▸ Goal
Take the line containing "Rebuild this chart" as the first line and the line containing "from matplotlib.ticker import MultipleLocator" as the last, and output that span verbatim without any images.

▸ Exercise materials

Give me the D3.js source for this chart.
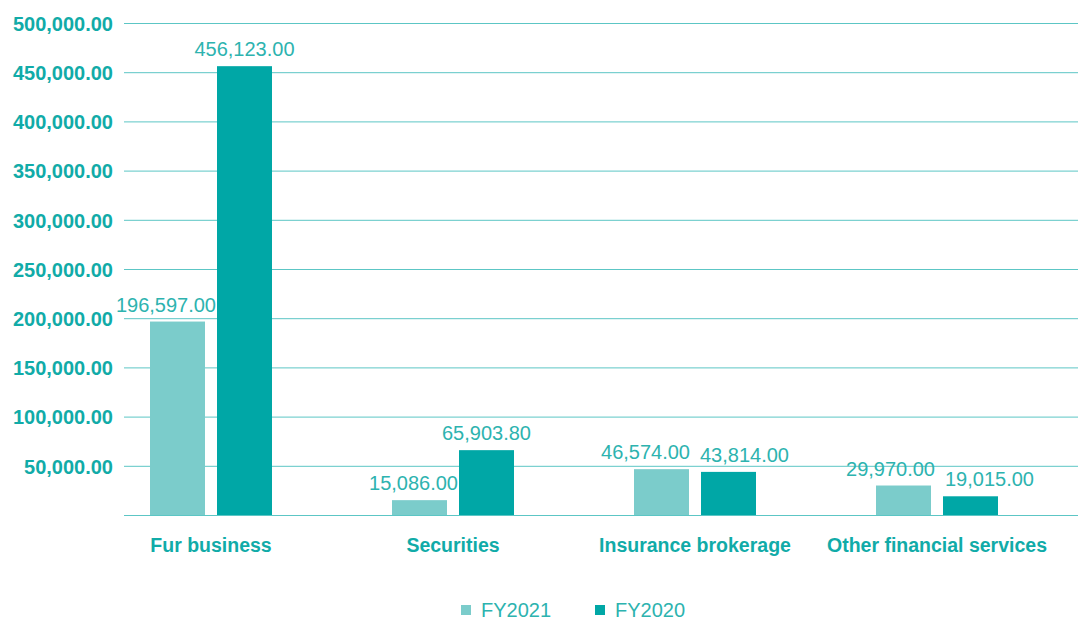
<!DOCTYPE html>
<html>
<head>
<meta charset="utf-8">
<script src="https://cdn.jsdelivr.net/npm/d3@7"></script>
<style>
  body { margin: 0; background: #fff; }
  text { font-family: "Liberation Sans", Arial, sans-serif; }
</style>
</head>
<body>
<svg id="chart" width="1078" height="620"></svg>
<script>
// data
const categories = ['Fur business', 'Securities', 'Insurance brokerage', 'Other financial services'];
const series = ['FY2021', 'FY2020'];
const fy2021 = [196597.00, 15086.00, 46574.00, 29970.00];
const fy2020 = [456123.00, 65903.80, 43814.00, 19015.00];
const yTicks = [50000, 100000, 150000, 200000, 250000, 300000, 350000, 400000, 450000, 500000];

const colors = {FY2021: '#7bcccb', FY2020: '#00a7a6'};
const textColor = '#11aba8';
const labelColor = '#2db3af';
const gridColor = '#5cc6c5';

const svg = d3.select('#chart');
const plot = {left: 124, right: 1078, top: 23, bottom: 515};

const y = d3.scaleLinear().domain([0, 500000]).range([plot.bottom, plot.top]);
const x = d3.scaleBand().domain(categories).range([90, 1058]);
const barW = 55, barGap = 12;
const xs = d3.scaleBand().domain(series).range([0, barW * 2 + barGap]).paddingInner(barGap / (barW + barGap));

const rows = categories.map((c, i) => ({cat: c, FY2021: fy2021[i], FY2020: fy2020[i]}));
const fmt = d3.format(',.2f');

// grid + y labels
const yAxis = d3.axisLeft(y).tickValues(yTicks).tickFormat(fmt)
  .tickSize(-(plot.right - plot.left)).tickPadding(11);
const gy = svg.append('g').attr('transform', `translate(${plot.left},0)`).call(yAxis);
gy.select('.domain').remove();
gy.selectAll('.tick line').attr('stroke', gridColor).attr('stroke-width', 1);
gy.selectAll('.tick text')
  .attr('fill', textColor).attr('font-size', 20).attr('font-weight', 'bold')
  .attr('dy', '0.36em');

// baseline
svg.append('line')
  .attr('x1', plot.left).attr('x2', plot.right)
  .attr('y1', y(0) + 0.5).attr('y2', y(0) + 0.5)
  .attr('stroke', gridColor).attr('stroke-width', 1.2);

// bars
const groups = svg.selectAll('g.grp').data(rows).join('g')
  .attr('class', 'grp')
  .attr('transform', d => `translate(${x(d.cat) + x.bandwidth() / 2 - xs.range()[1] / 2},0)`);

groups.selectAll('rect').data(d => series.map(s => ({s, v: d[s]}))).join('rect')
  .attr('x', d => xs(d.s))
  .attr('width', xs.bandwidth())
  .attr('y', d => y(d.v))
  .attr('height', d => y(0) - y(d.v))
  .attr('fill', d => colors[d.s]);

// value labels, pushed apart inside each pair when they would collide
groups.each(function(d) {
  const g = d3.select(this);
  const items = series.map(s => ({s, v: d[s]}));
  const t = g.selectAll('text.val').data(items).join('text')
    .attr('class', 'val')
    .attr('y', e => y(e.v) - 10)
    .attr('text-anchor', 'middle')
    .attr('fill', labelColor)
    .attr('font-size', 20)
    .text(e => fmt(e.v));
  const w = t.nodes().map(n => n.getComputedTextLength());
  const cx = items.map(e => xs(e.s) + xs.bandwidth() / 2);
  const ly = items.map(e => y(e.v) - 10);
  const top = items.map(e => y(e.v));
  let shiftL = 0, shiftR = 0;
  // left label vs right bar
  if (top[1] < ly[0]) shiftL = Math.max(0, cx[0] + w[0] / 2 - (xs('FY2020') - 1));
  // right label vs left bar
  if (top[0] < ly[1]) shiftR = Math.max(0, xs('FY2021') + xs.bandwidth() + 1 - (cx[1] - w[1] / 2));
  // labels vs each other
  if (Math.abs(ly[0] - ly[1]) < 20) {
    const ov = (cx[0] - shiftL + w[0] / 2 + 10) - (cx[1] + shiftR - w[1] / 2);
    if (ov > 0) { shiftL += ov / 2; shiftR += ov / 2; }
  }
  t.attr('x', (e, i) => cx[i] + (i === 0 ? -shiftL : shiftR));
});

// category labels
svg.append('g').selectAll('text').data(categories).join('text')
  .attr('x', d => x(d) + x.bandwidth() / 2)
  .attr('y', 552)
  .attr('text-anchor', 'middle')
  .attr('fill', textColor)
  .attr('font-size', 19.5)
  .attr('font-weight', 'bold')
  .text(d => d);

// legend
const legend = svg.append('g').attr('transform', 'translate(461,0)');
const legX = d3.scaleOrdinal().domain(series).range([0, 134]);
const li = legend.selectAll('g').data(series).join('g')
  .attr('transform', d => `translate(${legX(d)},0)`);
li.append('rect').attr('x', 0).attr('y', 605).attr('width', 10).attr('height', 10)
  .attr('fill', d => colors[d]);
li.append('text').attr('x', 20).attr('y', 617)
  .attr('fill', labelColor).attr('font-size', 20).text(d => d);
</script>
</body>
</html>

* * *

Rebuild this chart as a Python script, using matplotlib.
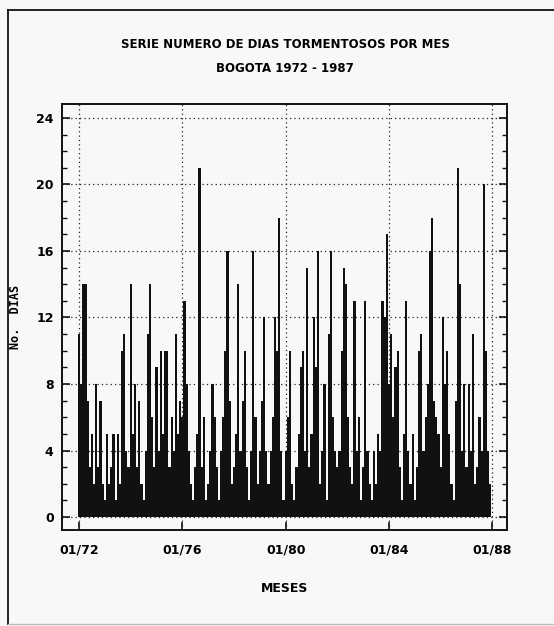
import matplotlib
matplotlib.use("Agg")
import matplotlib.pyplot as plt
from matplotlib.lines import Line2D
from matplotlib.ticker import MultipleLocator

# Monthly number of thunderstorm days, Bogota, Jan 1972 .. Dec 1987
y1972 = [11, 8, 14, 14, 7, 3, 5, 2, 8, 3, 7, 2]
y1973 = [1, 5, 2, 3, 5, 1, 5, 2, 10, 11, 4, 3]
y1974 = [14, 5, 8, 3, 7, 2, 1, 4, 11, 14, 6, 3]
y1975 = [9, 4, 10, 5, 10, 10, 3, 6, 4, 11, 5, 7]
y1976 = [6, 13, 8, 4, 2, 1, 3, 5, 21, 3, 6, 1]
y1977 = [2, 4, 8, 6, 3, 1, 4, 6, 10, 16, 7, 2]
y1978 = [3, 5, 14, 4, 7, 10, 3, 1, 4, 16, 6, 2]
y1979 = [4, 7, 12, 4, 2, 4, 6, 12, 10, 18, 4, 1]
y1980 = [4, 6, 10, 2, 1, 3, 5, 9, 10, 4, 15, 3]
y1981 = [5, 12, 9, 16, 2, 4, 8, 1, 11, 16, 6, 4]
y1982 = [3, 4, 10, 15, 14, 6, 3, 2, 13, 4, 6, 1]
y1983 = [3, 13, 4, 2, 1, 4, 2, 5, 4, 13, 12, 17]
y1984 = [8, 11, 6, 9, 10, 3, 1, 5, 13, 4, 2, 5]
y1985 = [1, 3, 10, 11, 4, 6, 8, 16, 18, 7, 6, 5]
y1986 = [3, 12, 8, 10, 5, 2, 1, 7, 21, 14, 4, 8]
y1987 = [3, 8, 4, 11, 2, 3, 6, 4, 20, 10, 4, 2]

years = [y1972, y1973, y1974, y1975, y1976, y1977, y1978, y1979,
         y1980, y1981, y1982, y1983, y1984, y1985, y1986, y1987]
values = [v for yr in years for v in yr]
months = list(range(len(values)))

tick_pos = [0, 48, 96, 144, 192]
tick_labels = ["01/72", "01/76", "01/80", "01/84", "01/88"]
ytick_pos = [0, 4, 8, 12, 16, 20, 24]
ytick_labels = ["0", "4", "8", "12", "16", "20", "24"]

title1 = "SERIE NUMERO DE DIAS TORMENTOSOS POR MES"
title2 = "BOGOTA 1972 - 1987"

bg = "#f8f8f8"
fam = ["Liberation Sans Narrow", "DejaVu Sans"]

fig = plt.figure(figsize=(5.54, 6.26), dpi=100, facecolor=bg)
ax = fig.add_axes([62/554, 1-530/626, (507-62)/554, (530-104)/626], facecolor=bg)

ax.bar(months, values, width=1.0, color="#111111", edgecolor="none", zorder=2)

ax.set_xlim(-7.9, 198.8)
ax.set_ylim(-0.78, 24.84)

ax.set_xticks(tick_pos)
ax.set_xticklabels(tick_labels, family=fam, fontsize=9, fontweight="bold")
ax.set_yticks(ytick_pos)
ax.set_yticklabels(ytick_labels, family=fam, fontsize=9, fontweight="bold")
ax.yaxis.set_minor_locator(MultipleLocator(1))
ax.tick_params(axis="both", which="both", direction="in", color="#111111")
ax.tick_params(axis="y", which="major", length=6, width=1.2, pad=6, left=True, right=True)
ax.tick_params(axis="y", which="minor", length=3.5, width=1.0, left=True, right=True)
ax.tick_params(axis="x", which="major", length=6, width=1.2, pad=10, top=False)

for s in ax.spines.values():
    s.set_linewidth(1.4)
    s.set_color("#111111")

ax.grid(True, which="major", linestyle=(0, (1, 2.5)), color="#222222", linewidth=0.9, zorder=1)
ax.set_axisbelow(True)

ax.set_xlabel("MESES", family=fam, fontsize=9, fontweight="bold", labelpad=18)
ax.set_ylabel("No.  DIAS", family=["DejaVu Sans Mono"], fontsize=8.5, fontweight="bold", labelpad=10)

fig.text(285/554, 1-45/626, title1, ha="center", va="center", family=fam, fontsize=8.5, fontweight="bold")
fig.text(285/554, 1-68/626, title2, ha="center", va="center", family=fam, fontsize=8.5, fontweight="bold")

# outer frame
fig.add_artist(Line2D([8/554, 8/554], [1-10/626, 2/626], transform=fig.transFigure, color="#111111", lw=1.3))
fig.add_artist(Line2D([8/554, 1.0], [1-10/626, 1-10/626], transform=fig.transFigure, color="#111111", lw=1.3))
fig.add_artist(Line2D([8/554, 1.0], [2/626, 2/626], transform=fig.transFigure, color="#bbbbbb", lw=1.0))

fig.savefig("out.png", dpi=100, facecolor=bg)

▸ Exercise result
Rebuild this chart as a Python script, using matplotlib.
import matplotlib
matplotlib.use("Agg")
import matplotlib.pyplot as plt
from matplotlib.lines import Line2D
from matplotlib.ticker import MultipleLocator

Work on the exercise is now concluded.